I didn’t participate in last week’s Museums and the Web conference in Los Angeles, but I followed the twitter conversation from home most nights (that’s what happens when there’s a 9 hour time difference).

There were some MWXX sessions on open source – both software and hardware – but not much appeared on Twitter during those unfortunately. One related discussion was about museums active on GitHub (one of the larger platforms for sharing open source code). I had earlier stumbled over “musetech-central”, a list of museums sharing their open source codebases, but it hadn’t been updated in about a year. I forked the list and updated it, and it now lists approximately 60 different institutions and their github accounts.

Twenty years ago, it might have made sense to have a list of museums with websites. Ten years ago (well, perhaps eight or seven years ago) museums with Facebook or Twitter accounts. On a Swedish level, such lists are actually still assembled. A list like this should and could only be a starting point, though. The more important and interesting discussion is how museums are approaching open source.

I’m one of those musetech generalists with one foot in the humanities and one in technology, so don’t read this as an authorative voice, rather as an invititation to discussion. Here’s an “open source ladder” with four (increasingly complex) ways museums approach open source applications and projects. Feel free to challenge this model!

1) using open source

These museums use open source projects (probably WordPress or Drupal, maybe some Javascript frameworks as well), but treat them as a regular vendor-supplied application – except that they’re for free.

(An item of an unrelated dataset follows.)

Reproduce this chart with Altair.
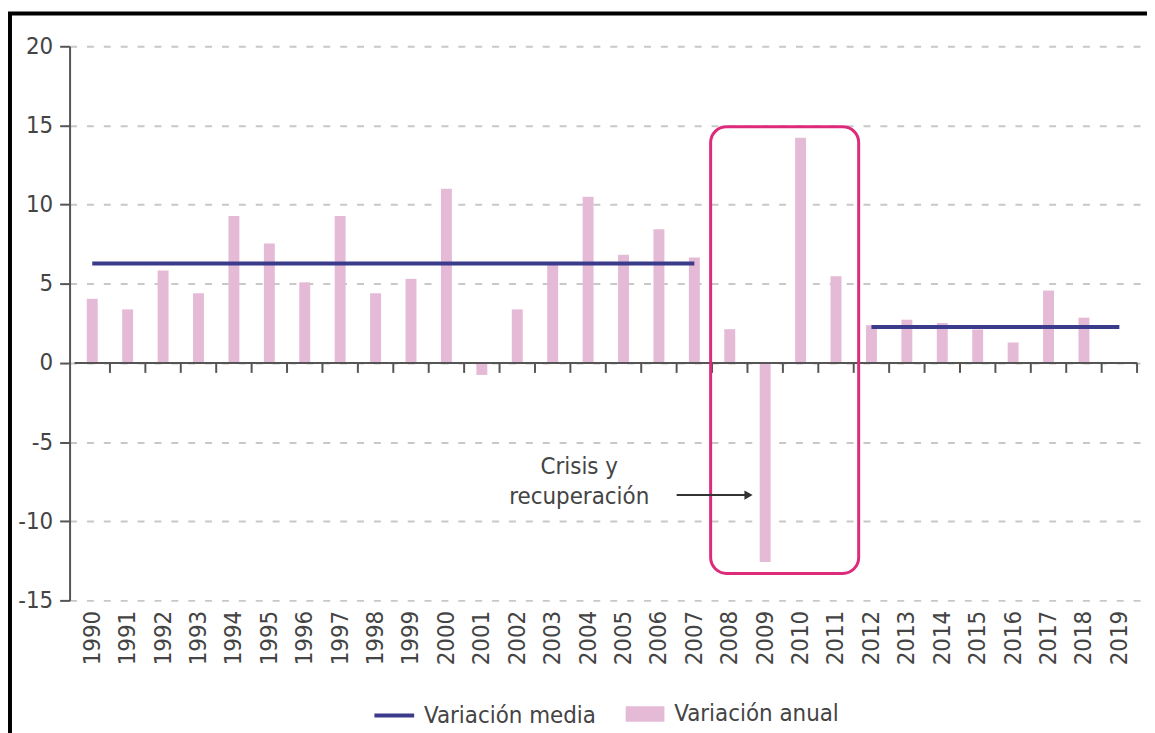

2) using & writing open source

These museums use open source applications and projects, and also have in-house technologists that actually write their own code to solve some problems. They share their work even though the code is tailored to their own specific setting. Why not put it on Github though?

3) using & writing & contributing to open source

These museums not only put their own stuff on Github, but are involved in other open source projects too. They contribute with plugins for their open source CMS and help solve general problems, not only those that are specific to the institution’s needs.

4) using & writing & contributing to & collaborating on open source

These museums combine forces with other museums on open source projects that fulfill overlapping needs. Working together, they can solve more complicated problems not only for the participating institutions but for other institutions as well.

Do you agree with this blunt classification? How would you characterize your museum’s open source efforts? How do we move from solving problems in a specific way to solving them in a general way applicable to other museums as well?